### Data provided
════
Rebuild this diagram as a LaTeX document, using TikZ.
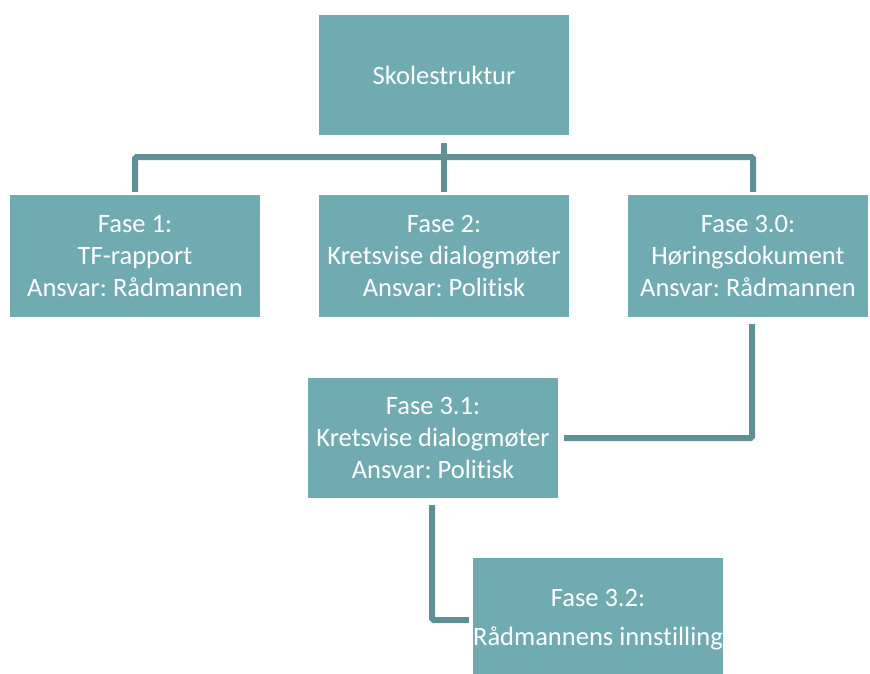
════
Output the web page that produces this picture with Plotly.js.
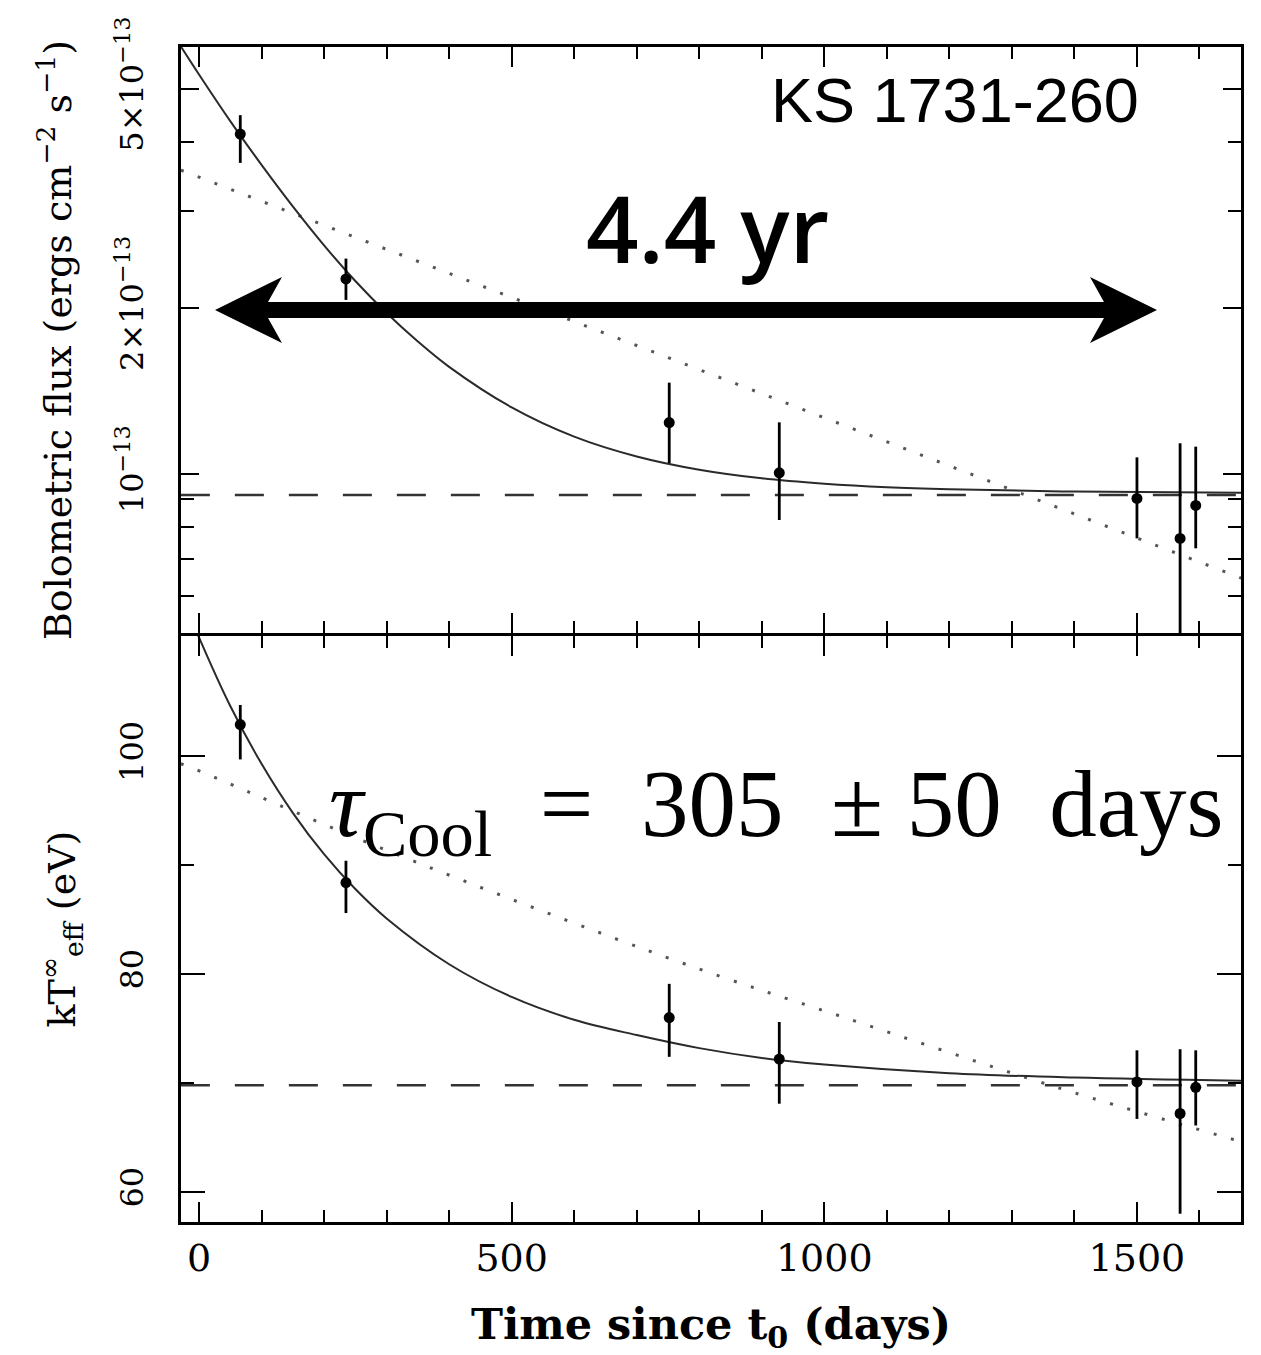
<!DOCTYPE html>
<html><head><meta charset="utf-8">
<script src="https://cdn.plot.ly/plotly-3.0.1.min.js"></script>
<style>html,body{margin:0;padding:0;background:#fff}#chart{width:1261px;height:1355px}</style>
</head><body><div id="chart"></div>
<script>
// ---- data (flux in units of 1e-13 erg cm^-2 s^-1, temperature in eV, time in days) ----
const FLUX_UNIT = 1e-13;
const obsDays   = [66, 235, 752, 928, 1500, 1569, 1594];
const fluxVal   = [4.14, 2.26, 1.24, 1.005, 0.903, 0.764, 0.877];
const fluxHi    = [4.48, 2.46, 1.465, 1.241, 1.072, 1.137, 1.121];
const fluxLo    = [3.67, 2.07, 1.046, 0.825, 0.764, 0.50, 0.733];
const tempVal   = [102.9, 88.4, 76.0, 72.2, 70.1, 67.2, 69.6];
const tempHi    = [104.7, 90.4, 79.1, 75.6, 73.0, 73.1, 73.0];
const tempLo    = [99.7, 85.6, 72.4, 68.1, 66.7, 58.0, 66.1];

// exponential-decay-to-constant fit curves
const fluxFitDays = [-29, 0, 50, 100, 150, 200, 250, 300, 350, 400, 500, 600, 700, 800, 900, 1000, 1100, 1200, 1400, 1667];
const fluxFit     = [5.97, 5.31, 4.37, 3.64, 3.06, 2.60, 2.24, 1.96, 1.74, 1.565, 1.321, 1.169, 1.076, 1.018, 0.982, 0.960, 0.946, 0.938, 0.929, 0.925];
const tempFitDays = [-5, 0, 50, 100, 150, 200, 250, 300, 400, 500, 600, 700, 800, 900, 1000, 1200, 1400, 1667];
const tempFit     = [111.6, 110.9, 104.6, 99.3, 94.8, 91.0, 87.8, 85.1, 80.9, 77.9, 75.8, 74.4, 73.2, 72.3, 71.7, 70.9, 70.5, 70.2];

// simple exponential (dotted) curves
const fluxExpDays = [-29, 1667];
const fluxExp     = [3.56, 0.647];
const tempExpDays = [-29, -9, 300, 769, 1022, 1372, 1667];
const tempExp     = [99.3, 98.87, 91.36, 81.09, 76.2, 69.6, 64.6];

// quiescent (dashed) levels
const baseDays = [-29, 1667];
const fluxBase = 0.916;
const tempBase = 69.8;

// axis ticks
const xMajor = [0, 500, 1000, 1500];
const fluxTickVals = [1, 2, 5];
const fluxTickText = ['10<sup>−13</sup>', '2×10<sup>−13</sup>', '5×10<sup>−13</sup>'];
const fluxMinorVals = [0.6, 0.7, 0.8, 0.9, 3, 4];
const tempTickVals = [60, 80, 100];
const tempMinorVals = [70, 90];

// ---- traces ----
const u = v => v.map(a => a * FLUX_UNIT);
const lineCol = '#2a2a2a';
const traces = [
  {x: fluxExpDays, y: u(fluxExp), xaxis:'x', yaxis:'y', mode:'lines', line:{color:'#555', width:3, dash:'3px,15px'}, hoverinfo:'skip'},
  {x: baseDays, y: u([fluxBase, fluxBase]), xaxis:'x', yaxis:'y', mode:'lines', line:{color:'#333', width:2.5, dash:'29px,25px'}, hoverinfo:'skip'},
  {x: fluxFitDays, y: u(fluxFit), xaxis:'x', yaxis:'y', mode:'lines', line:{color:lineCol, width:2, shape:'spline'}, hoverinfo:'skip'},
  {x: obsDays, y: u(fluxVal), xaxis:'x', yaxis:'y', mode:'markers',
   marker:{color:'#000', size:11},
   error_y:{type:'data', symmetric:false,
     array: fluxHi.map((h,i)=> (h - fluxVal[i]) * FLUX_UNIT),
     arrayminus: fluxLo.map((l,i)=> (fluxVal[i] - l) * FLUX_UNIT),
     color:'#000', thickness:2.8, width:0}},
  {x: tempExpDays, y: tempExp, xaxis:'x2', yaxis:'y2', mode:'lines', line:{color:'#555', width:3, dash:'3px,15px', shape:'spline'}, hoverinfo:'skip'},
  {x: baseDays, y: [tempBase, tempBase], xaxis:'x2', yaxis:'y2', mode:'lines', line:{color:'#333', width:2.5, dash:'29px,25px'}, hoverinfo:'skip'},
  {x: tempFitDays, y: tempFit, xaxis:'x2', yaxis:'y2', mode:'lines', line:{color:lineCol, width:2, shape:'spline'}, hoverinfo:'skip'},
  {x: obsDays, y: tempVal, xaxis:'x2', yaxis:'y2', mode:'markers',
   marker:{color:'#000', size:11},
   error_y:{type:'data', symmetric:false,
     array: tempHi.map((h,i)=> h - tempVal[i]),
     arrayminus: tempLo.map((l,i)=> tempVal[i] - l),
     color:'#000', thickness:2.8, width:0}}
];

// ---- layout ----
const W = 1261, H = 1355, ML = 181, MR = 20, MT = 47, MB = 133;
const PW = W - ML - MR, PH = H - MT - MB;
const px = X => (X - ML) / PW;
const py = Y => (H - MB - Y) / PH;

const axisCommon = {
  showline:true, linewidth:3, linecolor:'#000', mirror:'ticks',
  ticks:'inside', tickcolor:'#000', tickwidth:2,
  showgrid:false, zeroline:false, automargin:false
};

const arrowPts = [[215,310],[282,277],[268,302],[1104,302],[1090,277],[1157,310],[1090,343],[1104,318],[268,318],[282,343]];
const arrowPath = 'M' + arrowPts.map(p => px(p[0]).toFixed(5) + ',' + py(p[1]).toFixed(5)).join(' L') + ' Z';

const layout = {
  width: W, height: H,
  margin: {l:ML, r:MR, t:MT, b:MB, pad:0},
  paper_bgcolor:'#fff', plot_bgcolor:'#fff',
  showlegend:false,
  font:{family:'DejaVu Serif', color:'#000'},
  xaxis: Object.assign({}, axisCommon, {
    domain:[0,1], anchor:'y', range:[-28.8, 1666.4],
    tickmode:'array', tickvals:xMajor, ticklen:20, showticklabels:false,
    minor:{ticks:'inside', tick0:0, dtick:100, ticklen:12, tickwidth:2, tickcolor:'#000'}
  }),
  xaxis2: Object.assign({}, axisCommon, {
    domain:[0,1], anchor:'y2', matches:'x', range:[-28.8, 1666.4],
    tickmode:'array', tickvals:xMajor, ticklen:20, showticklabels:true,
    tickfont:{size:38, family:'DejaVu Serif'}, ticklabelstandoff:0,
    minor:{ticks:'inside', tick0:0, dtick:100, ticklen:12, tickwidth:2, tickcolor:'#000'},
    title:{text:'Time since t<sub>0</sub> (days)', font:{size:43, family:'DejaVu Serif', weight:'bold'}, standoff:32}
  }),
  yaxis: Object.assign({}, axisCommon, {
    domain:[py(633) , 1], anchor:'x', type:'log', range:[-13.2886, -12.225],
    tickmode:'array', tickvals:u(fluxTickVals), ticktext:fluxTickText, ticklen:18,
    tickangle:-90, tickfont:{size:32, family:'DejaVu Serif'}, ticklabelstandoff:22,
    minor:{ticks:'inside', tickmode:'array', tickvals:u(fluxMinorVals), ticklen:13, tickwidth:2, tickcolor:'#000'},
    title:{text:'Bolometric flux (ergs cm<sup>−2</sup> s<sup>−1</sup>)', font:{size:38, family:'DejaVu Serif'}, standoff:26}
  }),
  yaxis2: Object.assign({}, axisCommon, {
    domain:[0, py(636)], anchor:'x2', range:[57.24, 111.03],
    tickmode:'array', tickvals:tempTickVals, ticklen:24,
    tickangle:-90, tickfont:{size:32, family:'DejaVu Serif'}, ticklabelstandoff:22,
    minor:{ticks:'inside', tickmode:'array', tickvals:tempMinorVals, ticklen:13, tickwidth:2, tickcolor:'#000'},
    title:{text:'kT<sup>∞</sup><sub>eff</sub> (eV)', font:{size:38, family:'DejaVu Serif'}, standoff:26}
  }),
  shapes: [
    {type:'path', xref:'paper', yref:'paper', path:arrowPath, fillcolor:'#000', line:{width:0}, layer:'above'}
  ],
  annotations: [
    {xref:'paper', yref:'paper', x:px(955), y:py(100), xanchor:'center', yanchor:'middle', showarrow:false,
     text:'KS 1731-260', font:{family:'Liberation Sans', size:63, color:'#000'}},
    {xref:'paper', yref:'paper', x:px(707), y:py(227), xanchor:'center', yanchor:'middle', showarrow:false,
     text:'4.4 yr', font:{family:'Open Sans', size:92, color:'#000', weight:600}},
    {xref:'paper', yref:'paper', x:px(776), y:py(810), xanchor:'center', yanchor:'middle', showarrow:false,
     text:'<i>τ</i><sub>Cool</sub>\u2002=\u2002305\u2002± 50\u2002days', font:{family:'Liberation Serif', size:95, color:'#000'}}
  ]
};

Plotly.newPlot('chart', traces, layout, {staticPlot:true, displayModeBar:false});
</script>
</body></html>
════
### Exercise instructions
Give only the lines from the one with "Output the web" to the one with "66.7, 58.0, 66.1];", both included, again and exactly; leave the images out.

### Exercise output
Output the web page that produces this picture with Plotly.js.
<!DOCTYPE html>
<html><head><meta charset="utf-8">
<script src="https://cdn.plot.ly/plotly-3.0.1.min.js"></script>
<style>html,body{margin:0;padding:0;background:#fff}#chart{width:1261px;height:1355px}</style>
</head><body><div id="chart"></div>
<script>
// ---- data (flux in units of 1e-13 erg cm^-2 s^-1, temperature in eV, time in days) ----
const FLUX_UNIT = 1e-13;
const obsDays   = [66, 235, 752, 928, 1500, 1569, 1594];
const fluxVal   = [4.14, 2.26, 1.24, 1.005, 0.903, 0.764, 0.877];
const fluxHi    = [4.48, 2.46, 1.465, 1.241, 1.072, 1.137, 1.121];
const fluxLo    = [3.67, 2.07, 1.046, 0.825, 0.764, 0.50, 0.733];
const tempVal   = [102.9, 88.4, 76.0, 72.2, 70.1, 67.2, 69.6];
const tempHi    = [104.7, 90.4, 79.1, 75.6, 73.0, 73.1, 73.0];
const tempLo    = [99.7, 85.6, 72.4, 68.1, 66.7, 58.0, 66.1];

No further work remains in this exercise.